# 2014 SLR01 Rider Review, pricing, availability...



## looigi (Nov 24, 2010)

These guys seemed to like it. Available in Jul in major markets...

BMC TeamMachine SLR01 Frameset ? First Ride Review - BikeRadar


----------



## Rockne (Jul 27, 2006)

*New BMC Team Machine*

Wonder what kept it from receiving a perfect rating?


----------



## Dr_John (Oct 11, 2005)

> Wonder what kept it from receiving a perfect rating?


From where? The four stars are 'user ratings.' No idea what that means, since how many 'users' have one?

Interesting that they changed the size designations. If they're correct, the only change I see on the site is in the head tube length.


----------



## looigi (Nov 24, 2010)

Click on the blue text "User reviews" at the top of the article and it takes you to the user reviews. (Web browsing 101. Duh?)


----------



## Dr_John (Oct 11, 2005)

Thanks for the help on web browing! Looks like you're tops at Jacka$$ 101. Let me help you out here, bright one - No one has one, so the 'user reviews' really don't mean anything, do they?


----------



## looigi (Nov 24, 2010)

Dr_John said:


> ... No one has one, so the 'user reviews' really don't mean anything, do they?
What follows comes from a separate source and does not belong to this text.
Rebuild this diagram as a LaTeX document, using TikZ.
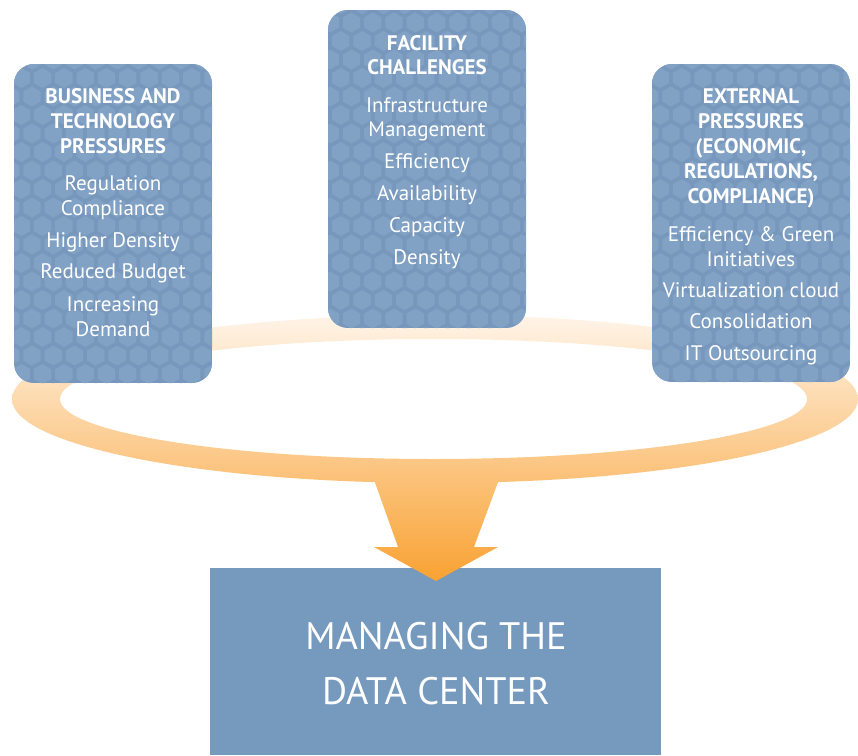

Uh, exactly. If you had clicked on "User reviews", and read them, you would have seen and known where the ratings in question come from rather than opining in a vacuum, right?


----------



## looigi (Nov 24, 2010)

Here's another article with some detail on the design... Ride report: New BMC Team Machine SLR01 is stiffer, lighter


----------



## Wadl (Oct 8, 2011)

I looked at the price... 5000$ for a frame set and 5600$ for a complete new ultegra 11 speed bike...

First, one would be almost stupid not to buy the complete bike... 

Then, what would be the best thing to do, keep it with 11 spped ultegra or swap my new red group that will be used by the end of summer ???


----------